### EXERCISE PROMPT
In the data that follows, count each line holding the string "this"; answer with the number only.

^^^^^^^^

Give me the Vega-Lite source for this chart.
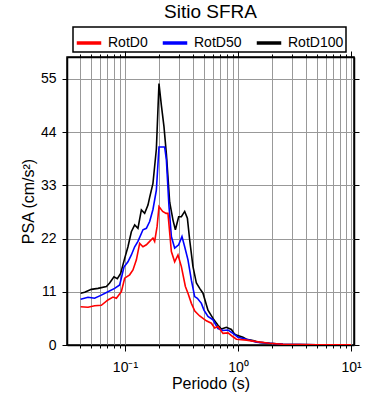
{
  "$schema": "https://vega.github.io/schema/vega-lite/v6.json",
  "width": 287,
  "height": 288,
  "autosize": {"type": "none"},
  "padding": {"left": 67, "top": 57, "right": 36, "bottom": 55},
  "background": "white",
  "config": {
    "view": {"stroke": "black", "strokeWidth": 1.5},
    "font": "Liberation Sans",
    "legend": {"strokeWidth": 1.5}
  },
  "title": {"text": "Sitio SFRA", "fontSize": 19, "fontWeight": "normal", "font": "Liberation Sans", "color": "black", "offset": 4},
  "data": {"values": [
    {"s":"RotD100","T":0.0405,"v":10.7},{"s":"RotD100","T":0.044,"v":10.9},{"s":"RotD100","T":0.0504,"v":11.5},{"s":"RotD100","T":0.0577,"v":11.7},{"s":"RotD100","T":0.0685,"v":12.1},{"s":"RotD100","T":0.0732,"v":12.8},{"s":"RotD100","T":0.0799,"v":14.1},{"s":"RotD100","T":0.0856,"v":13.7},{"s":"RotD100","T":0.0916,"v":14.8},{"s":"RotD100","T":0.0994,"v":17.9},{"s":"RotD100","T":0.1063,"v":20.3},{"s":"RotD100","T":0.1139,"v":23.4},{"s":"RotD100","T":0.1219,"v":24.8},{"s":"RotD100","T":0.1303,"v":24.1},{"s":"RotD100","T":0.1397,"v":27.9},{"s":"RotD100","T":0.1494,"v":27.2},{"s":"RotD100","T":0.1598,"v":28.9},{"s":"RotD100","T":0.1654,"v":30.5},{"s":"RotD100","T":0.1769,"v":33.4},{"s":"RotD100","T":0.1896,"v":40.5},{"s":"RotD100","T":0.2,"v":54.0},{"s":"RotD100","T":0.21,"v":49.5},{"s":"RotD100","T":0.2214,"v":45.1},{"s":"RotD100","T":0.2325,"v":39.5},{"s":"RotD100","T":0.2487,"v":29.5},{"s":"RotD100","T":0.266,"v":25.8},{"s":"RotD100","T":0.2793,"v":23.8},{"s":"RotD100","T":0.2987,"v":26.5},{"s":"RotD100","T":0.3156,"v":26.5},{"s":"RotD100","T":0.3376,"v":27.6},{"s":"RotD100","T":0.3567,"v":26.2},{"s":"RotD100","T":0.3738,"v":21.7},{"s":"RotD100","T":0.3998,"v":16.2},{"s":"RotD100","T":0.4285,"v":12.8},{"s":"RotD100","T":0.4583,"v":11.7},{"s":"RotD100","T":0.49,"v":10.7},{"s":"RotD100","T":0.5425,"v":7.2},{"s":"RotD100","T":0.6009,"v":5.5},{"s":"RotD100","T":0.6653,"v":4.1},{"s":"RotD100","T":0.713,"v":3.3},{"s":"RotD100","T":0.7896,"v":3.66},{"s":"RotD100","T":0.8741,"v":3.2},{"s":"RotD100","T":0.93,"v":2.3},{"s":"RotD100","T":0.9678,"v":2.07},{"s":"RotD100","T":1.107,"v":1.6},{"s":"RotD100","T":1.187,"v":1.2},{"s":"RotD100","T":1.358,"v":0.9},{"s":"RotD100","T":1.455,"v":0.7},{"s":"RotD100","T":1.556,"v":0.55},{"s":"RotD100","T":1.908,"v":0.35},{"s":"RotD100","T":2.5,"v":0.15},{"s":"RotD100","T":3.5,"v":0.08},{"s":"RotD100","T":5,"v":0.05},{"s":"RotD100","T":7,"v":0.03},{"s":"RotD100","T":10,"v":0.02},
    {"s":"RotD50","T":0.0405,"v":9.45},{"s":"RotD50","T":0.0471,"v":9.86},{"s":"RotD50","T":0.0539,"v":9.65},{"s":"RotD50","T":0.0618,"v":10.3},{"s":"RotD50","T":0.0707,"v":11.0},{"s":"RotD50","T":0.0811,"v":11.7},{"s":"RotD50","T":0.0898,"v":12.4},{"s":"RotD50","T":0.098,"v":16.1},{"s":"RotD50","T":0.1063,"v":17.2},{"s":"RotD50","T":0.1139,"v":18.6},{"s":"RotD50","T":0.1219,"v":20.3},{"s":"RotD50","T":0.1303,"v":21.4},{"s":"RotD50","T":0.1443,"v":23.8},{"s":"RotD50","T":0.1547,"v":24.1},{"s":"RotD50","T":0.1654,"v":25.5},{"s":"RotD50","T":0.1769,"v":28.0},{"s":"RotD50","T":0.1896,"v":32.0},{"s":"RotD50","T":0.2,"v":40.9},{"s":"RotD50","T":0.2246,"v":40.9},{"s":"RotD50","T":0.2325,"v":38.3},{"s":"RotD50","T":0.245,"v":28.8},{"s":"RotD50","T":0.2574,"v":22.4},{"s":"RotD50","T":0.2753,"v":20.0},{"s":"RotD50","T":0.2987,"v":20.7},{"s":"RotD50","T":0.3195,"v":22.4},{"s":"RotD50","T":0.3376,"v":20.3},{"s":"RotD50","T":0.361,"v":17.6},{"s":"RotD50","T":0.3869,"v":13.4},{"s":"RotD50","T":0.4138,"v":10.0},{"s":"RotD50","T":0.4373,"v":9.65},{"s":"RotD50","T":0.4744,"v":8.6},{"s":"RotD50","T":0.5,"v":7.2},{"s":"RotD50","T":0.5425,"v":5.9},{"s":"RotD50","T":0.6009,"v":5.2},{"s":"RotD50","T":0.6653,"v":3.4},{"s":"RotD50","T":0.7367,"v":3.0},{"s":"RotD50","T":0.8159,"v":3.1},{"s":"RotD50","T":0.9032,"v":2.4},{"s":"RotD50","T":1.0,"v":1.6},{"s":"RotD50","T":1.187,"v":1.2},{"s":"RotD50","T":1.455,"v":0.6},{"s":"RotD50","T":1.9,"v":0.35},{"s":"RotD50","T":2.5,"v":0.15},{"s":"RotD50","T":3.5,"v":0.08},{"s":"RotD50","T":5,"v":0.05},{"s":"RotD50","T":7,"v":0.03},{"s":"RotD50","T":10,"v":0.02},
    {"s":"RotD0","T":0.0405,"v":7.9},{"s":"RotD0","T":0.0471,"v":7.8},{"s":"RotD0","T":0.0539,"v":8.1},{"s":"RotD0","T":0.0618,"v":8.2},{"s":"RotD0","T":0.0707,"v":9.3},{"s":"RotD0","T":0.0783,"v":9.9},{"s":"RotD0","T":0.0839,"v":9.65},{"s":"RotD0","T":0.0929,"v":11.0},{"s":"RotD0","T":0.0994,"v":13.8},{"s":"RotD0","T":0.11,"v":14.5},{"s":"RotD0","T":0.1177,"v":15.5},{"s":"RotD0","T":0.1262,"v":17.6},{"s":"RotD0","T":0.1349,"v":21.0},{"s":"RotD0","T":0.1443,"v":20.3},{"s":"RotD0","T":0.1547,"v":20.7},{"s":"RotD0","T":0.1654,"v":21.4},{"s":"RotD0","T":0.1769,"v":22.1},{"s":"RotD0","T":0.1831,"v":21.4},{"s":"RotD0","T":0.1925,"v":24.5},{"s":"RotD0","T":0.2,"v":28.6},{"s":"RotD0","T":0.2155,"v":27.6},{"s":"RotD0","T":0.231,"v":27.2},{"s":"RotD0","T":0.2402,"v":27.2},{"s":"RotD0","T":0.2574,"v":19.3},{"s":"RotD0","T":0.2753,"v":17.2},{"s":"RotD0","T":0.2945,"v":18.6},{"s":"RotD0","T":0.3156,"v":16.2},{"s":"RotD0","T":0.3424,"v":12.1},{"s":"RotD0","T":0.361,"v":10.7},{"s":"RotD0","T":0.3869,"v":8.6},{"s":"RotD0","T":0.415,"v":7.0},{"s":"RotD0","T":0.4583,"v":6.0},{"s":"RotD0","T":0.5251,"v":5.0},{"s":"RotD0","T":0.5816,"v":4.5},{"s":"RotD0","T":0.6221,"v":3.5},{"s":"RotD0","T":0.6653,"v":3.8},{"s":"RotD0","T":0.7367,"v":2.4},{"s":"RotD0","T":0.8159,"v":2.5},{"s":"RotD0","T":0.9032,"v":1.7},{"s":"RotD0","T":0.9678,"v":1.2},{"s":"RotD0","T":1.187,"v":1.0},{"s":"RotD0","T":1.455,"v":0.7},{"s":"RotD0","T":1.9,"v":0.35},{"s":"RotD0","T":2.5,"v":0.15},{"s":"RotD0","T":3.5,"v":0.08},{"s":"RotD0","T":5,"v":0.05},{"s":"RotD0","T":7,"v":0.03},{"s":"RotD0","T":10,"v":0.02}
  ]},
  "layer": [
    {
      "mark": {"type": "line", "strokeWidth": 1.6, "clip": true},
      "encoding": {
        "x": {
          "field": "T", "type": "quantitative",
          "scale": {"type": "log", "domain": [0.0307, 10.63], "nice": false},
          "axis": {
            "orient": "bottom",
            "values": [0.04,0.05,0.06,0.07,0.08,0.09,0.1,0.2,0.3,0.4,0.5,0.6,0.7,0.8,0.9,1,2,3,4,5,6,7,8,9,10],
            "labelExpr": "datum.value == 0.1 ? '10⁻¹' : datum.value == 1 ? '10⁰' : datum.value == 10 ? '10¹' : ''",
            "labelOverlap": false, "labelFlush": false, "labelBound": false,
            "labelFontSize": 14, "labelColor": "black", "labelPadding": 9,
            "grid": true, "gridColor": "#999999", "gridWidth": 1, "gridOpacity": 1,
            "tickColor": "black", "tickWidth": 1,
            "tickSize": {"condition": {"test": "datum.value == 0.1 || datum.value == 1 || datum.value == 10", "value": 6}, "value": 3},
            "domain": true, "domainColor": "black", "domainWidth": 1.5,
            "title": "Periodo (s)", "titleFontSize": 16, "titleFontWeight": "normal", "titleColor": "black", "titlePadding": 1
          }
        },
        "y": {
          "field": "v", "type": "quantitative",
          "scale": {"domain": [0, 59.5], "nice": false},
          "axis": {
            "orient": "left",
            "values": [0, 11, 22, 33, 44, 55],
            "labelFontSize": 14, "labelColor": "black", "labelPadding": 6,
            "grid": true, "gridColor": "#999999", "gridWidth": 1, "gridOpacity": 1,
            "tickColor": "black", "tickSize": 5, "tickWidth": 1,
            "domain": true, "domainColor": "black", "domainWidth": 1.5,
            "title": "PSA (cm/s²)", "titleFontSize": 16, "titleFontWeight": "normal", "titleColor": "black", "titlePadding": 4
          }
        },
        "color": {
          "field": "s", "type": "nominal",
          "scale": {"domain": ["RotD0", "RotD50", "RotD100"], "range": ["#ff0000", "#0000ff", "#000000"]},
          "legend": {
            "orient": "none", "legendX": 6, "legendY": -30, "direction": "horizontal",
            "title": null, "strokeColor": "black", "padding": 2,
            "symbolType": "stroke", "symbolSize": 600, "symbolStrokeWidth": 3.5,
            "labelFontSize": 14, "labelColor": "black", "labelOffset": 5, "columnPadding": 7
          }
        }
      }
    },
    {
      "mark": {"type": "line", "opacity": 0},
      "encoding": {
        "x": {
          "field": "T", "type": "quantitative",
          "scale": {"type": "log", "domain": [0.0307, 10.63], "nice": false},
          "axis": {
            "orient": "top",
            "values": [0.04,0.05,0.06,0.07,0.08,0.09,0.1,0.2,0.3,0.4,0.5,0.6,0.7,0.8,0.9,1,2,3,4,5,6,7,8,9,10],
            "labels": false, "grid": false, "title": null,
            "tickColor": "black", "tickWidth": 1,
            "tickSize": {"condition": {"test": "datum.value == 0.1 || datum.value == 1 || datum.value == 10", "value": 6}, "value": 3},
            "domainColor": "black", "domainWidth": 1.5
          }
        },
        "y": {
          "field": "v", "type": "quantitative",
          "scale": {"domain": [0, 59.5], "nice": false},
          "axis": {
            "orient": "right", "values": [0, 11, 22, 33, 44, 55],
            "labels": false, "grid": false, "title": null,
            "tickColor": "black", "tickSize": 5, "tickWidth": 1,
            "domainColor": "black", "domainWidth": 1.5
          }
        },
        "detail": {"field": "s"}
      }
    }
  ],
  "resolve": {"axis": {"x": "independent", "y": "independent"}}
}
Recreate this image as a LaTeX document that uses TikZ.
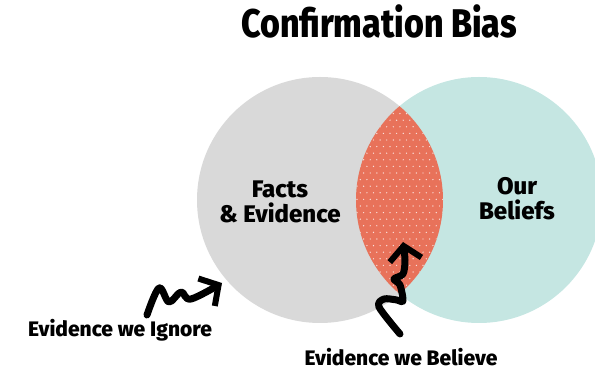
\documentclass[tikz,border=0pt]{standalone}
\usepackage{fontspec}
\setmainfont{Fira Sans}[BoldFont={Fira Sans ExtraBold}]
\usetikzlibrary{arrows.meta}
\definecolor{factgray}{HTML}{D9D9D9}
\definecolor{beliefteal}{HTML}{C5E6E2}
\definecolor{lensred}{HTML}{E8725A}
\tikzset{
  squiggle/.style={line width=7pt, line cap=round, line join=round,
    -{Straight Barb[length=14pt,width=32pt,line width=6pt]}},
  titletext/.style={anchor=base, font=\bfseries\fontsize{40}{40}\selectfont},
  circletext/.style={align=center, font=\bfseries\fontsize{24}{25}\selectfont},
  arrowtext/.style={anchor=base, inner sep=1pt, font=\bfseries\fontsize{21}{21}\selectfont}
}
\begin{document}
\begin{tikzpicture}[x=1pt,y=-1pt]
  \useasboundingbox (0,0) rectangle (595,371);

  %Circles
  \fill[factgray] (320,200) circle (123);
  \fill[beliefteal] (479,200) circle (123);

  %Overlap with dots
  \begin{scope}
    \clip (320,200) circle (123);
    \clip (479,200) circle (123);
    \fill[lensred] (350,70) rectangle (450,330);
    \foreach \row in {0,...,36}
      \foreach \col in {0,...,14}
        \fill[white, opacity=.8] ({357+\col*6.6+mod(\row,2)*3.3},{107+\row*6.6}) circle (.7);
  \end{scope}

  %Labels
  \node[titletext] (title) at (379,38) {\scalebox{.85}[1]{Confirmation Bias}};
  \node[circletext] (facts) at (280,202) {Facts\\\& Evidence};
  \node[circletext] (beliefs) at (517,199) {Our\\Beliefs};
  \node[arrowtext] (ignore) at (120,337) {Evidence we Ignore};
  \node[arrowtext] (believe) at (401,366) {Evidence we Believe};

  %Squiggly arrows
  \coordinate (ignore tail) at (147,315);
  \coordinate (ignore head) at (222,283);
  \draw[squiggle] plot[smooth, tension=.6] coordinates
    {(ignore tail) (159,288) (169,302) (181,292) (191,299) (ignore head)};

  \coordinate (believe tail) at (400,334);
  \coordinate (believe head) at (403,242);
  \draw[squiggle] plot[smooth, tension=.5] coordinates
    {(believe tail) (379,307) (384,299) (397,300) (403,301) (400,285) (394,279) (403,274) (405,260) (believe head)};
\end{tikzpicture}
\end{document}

^^^^^^^^

### THE ANSWER
2